Aroostook agency to use $4.4M to strengthen early start education program

1 year ago

PRESQUE ISLE, Maine — Aroostook County Action Program will use $4.4 million in federal funding to boost hiring and staff retention in its early childhood education in The County.

Before fall 2023, ACAP is looking to fill 13 open teaching and support teaching staff positions in the Early Head Start and Head Start programs across Aroostook County, said Megan Barnes, director of Programs at ACAP. The locations for the teaching and support staff in Aroostook County span from Dyer Brook to Fort Kent.

The organization is seeking people who are qualified for education technician II, with a minimum of 60 college credits, and education technician III, with a minimum of 90 college credits.

ACAP received approximately $4.4 million from the U.S. Department of Health and Human Services to help strengthen their Head Start and Early Head Start programs. It was one of three programs in the state to receive part of a $14.1 million federal package in May. The other two were Penquis CAP in Bangor with $5.7 million, and Southern Kennebec County, with $3.9 million.

Early Head Start, open to children from infant to age 3, and Head Start, open to children from age 3 to school age, provides early child care and educational instruction to support families who need a safe place for their children to go as stay-at-home parents transition back into the workforce, said Amy Murchison, program coordinator for ACAP’s early care and education.

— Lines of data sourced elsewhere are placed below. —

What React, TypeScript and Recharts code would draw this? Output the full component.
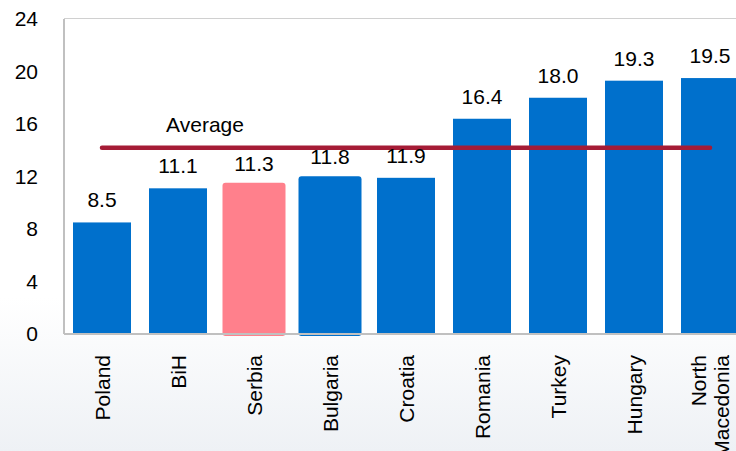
import React from 'react';
import { ComposedChart, Bar, Line, XAxis, YAxis, CartesianGrid, LabelList, Cell } from 'recharts';

const countries = ['Poland', 'BiH', 'Serbia', 'Bulgaria', 'Croatia', 'Romania', 'Turkey', 'Hungary', 'North Macedonia'];
const values = [8.5, 11.1, 11.3, 11.8, 11.9, 16.4, 18.0, 19.3, 19.5];
const average = 14.2;
const yTicks = [0, 4, 8, 12, 16, 20, 24];
const highlighted = ['Serbia'];
const emphasised = ['Serbia', 'Bulgaria'];

const BLUE = '#0070CC';
const PINK = '#FF808C';
const AVG = '#A51C36';
const GRID = '#C0C0C0';
const FONT = '"Liberation Sans", Arial, sans-serif';
const FS = 21;

const data = countries.map((name, i) => ({ name, value: values[i], avg: average }));

function CountryTick(props: any) {
  const { x, y, payload } = props;
  const words = String(payload.value).split(' ');
  const lines = words.length > 1 ? words : [payload.value];
  const gap = 23;
  const start = -((lines.length - 1) * gap) / 2;
  return (
    <g>
      {lines.map((line: string, i: number) => {
        const cx = x + start + i * gap;
        const cy = y + 13;
        return (
          <text
            key={i}
            x={cx}
            y={cy}
            transform={`rotate(-90, ${cx}, ${cy})`}
            textAnchor="end"
            dominantBaseline="central"
            fontSize={FS}
            fontFamily={FONT}
            fill="#000"
          >
            {line}
          </text>
        );
      })}
    </g>
  );
}

function BarShape(props: any) {
  const { x, y, width, height, fill, payload } = props;
  if (emphasised.includes(payload.name)) {
    return <rect x={x - 2.5} y={y - 3} width={width + 5} height={height + 5} rx={3} ry={3} fill={fill} />;
  }
  return <rect x={x} y={y} width={width} height={height} fill={fill} />;
}

function AverageLabel(props: any) {
  const { x, y, index } = props;
  if (index !== 1) return null;
  return (
    <text x={x + 27} y={y - 16} textAnchor="middle" fontSize={FS} fontFamily={FONT} fill="#000">
      Average
    </text>
  );
}

export default function App() {
  return (
    <div
      style={{
        position: 'absolute',
        left: 0,
        top: 0,
        width: 736,
        height: 451,
        overflow: 'hidden',
        background: 'linear-gradient(to bottom, #ffffff 0%, #ffffff 66%, #eef1f5 100%)',
      }}
    >
      <ComposedChart width={748} height={451} data={data} margin={{ top: 19, right: 0, left: 0, bottom: 0 }}>
        <rect x={64} y={19} width={684} height={315} fill="#fff" />
        <CartesianGrid vertical={false} stroke={GRID} strokeWidth={1.5} />
        <XAxis
          dataKey="name"
          interval={0}
          height={117}
          tickLine={false}
          axisLine={{ stroke: GRID, strokeWidth: 2 }}
          tick={<CountryTick />}
        />
        <YAxis
          width={64}
          domain={[0, 24]}
          ticks={yTicks}
          tickLine={false}
          axisLine={{ stroke: GRID, strokeWidth: 2 }}
          tickMargin={20}
          tick={{ fontSize: FS, fontFamily: FONT, fill: '#000' }}
        />
        <Bar dataKey="value" barSize={58} isAnimationActive={false} shape={<BarShape />}>
          {data.map((d, i) => (
            <Cell key={`cell-${i}`} fill={highlighted.includes(d.name) ? PINK : BLUE} />
          ))}
          <LabelList
            dataKey="value"
            position="top"
            offset={15}
            formatter={(v: any) => Number(v).toFixed(1)}
            style={{ fontSize: FS, fontFamily: FONT, fill: '#000' }}
          />
        </Bar>
        <Line
          dataKey="avg"
          stroke={AVG}
          strokeWidth={4.5}
          strokeLinecap="round"
          dot={false}
          activeDot={false}
          isAnimationActive={false}
        >
          <LabelList dataKey="avg" content={<AverageLabel />} />
        </Line>
      </ComposedChart>
    </div>
  );
}
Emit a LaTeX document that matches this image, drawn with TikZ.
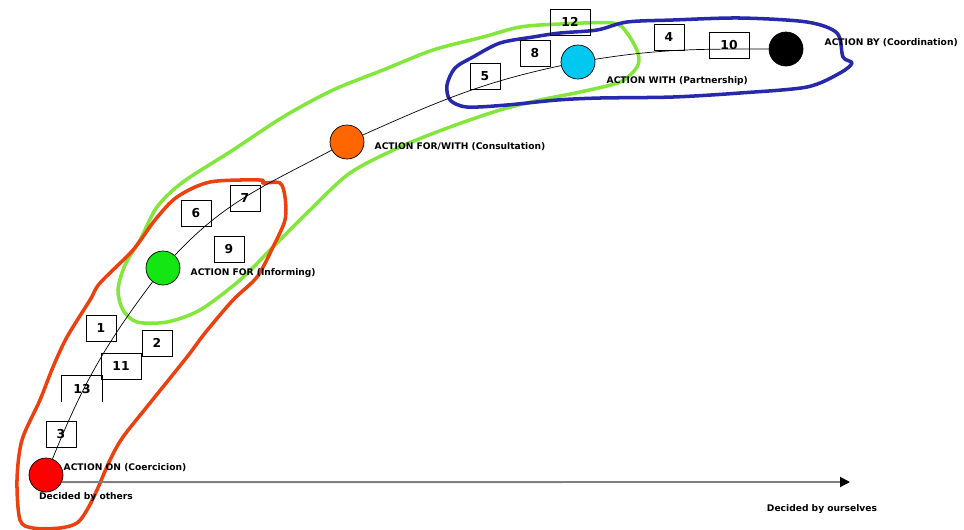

“The children attend one of our classrooms, so they are getting that education piece and then there’s a family engagement component where the teachers and our coaches are engaging our families around school readiness,” Murchison said.

School readiness refers to the whole family as they progress through the Early Head Start or Head Start programs that are linked to health care like updated immunizations.

ACAP also got a 3.5 percent, or a little more than $300,000, increase in their state funding this year for cost of living adjustments for early child care workers in their Head Start and Early Head Start programs.

“Basically, the guidance that came for programing was investing in the workforce around retention and recruitment,” Barnes said.

ACAP has experienced challenges in recruiting and retaining qualified staff since the pandemic. Staff members must have certain education credentials, which is a minimum of an associate’s degree in early childhood or a related field.

ACAP will support staff through pay and health insurance benefit increases to make sure compensation is competitive for the early childhood education field.

A majority of the candidates ACAP has seen applying for early childhood education roles have been locally in Aroostook County. ACAP has also taken opportunities to speak with graduating seniors majoring in early childhood education and social services backgrounds from the University of Maine at Presque Isle and Northern Maine Community College. ACAP also provides employee education benefits for professional development.

“The trend to go toward collaborating and partnering with public schools only benefits the communities as a whole, because it increases quality of services and it allows families to access those greatly needed services,” Barnes said.

ACAP has eight partnerships throughout Aroostook County with public pre-K schools and works on getting kids ready to transition into public schools such as in SAD 1 in Presque Isle.